According to the record label website, Bright Lights, Big City contains “four head bangin’, fist pumpin’ street metal anthems for fans of classic 80s heavy metal” in the vein of “Saxon, Accept, Oz and W.A.S.P.”. Now, that’s some company to be compared to, but where so many modern metal acts seem so desperate to sound like the 80s to the point of falsity, Los Angeles-based Dirty Tricks do indeed live up to their “street metal” description.
This is rough ‘n’ ready melodic metal that glints with steely aplomb and rattles with brooding heaviness. Just check out the street level chugs of opener ‘Cut Out The Lights’ – this one is straight out of the early Mötley Crüe book of dark, sleazy riffage. My only issue being that the vocals are in fact a tad tepid, lacking any real snarl, whereas the music smirks with greasy arrogance.

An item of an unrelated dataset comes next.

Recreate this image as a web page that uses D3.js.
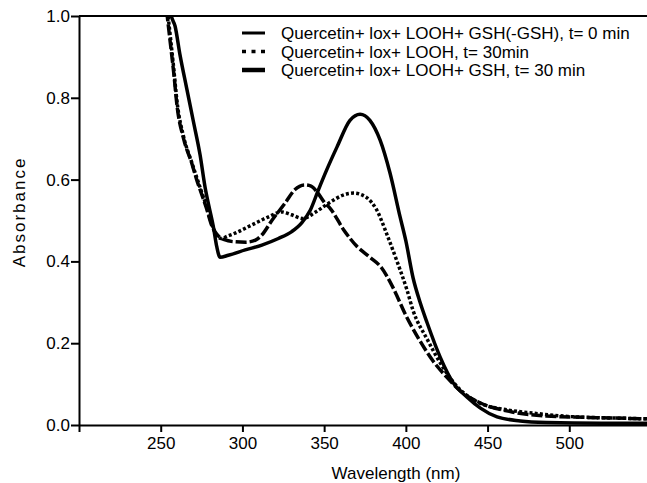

The guitar tone here rules proceedings. But let’s also give a round of applause for the kicking percussion and that bubbling undercurrent of bass. Damn, if this has emerged circa 83/84 we’d be flicking through the pages of Metal Forces and eager to snap this one up.
The design, even from its retro cover, is simple yet effective with that white hot guitar streak and even those handclaps. These guys haven’t been dressed by their mums to appear more metal… they are metal. It flows through their veins as evident on ‘New Rock, Old Rock’; a crisp chugger bringing to mind early Great White while drifting into Saxon territory.
I do wish for more beef and conviction in the vocals, and as it stands this contradiction kind of means the EP can’t fully breathe. There’s nothing worse than hearing a grimy riff only for the vocals to drift by with no effect.
‘Walk With Me’ has a nice catchy glint to its introduction, with flecks of old Ratt and that sleazy L.A. scene. “I see her dancing at a local bar” the vocalist croons, but I need to be convinced he was there. His tone just drops beneath the wave of fiery axe work, then suddenly he finds an extra level and I’m left wondering why for the most part he just didn’t turn up. Am I suggesting Dirty Tricks get a new vocalist? Maybe… but if not then this guy needs to find his voice because in this day and age bands need a bit of oomph to impress me.
The songs though are very good. They evoke images of crackly demo tapes given out on the sidewalks of Hollywood circa 1985, and as the title track struts in with that moody riffage I’m moved by the lyrics: “Cold streets, no sunlight… being stuck in a rut… I need more, my life is like a chore… same people, doin’ nothin’”. But I need a vocalist who rams such desperation down my throat, because while the instruments are moving in the right direction the lack of beef in the vocal delivery irks me with each repeated listen.
So, while Dirty Tricks have that musical edge, they are not the full package as yet. Hopefully, given time, they’ll bloom into a fully fledged swaggering rock giant, but this one, through all its positives, needs work.